Here at Aleheads, we enjoy a few of the finer things in life such as:
- Lashing out in anger.
- Lashing out in anger at the inveterate ass Sam Calagione.
- Industry folks ignoring politically correct stances, losing their shit, and “being real”.
- Our friends at Clown Shoes Beer.
- Mocking overly pretentious beer websites, reviewers, and personalities.
- Blogging and/ or conducting interviews whilst possibly ever-so-slightly intoxicated.
- Boston’s North Shore, Essex County more specifically, and Salem Beer Works yet still more specifically.
- A nice MLT. A mutton, lettuce and tomato sandwich, where the mutton is nice and lean and the tomato is ripe. They’re so perky. We love that.
So imagine our delight stumbling across this frank interview with Salem Beer Works brewer Nate Heck, which seems to combine everything we love in life, except perhaps the MLT:
You call yourself a bit of a cynic in regards to the craft beer industry. Why?
It’s really hard to answer this question, for some reason. It feels a bit like trying to reply to “Have you stopped beating your wife?” But, I’ll give it a shot, nonetheless. I have spent most of my adult life making beer. I love what I do and of course, I love beer. However, it seems like over the past few years, something has changed and I’m still trying to wrap my head around what it is exactly.
I guess I’m cynical because I see a lack of appreciation for the history of brewing. Lots of people seem to think that craft brewing started when Sam Calagione started DFH, and believe that “Beer Wars” are the gospel truth about the beer industry and that Stone Brewing doesn’t market their beer.
And that is also something I’m cynical about…the evangelical aspect of craft beer. People feel they have to convert the unwashed Bud drinking masses. Beer is not some binary thing. You can enjoy an ice cold PBR AND like Russian Imperial Stouts…at the same time!
There’s also a nouveau riche thing going on with craft beer. It seems to be all about ostentatious display of IBU’s, ABV, etc., etc. It’s the whole Double Black Barrel-Aged IPA, beer mad lib thing that is completely boring to me. Communities like Beer Advocate advocate that phenomenon more than they advocate the full spectrum of beer appreciation. And just like the arms race brewers have to out “extreme” each other, dudes who review beers do the same thing. No longer is it good enough to say that a beer has a citrusy aroma or a grapefruit hop nose. Now, it’s grapefruit “pith.” Really?! Pith?! Come on….save the pretentious “notes of vine-ripened figs, off-set by a pumpernickel bread crust and grapefruit pith” for the wine world! It’s friggin’ beer, people! ”I hand wash my chalice with spring water, an Indian cotton wash cloth and handmade soap and and store it on a pillow made of the finest crushed velvet between my tasting sessions.” Beer is social and beer is fun and sometimes drinking one out of a red plastic cup is perfectly awesome!

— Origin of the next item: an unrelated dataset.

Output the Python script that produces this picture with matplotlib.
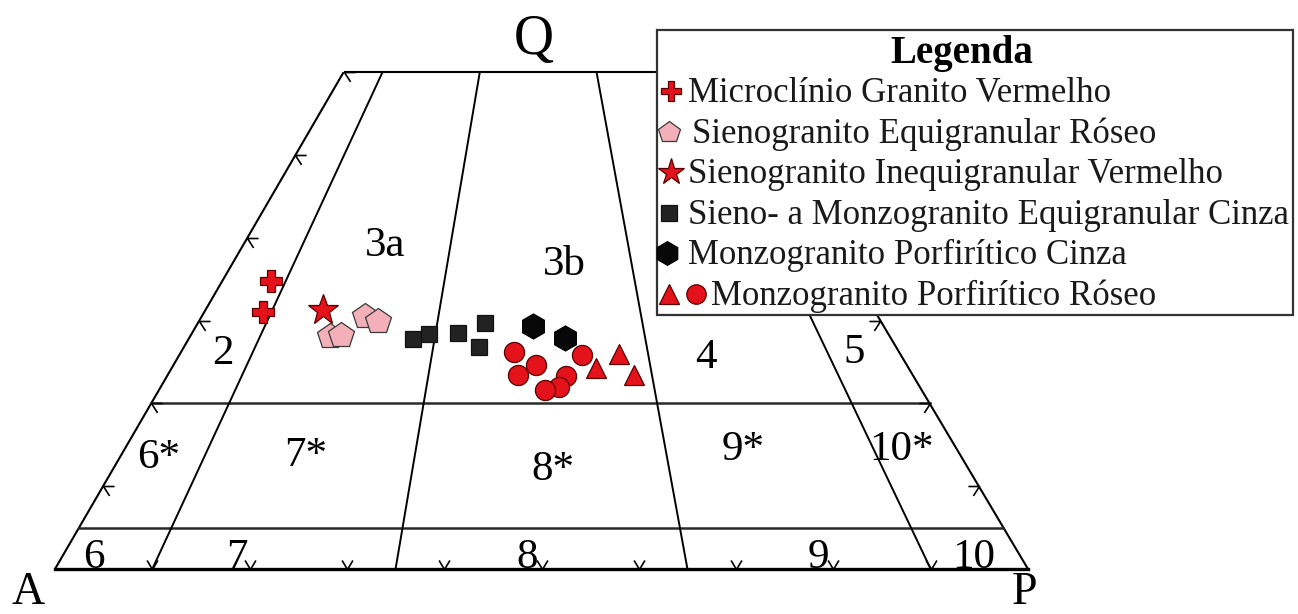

I’m also cynical about the whole “celebrity brewer” thing. And I know quite a few wanna-be celebrities in this area and they make my stomach turn and my eyes roll!
The whole beer-food pairing thing is pretty lame, as well. Beer isn’t wine! Don’t have a geuze with nachos. “Ah…but I find that the notes of figs and grapefruit pith are the perfect complement to a braised leg of lamb and fingerling potatoes.” Give me a break… As a pub brewer, I suppose I should be more into the pairing thing, but I think it’s pretentious, ridiculous and adds nothing to the beer culture, except for pushing it ever closer to the wine world.
Let’s see…what else am I cynical about? Craft fans seem to ascribe a false virtue to the small brewers and false vice to the big brewers out there. We laud some brewers’ success and vilify others for theirs. And the argument usually, and ignorantly, falls along the lines of “the big guys don’t care about beer, only profit.” And, “I know Sam Calagione and/or Greg Koch makes beer because he’s passionate about it.” Try opening a brewery in San Diego or Wilmington and see just what a couple of swell guys Sam and Greg are! Craft fans have taken up the mantel that they are fighting the big guys out there. In reality, however, Mercury Brewing is competing more fiercely with the likes of Wachusett than they are with Anheuser-Busch. But, David versus Goliath is a much easier and intriguing tale to tell if you’re a small brewer, even if it’s not entirely correct.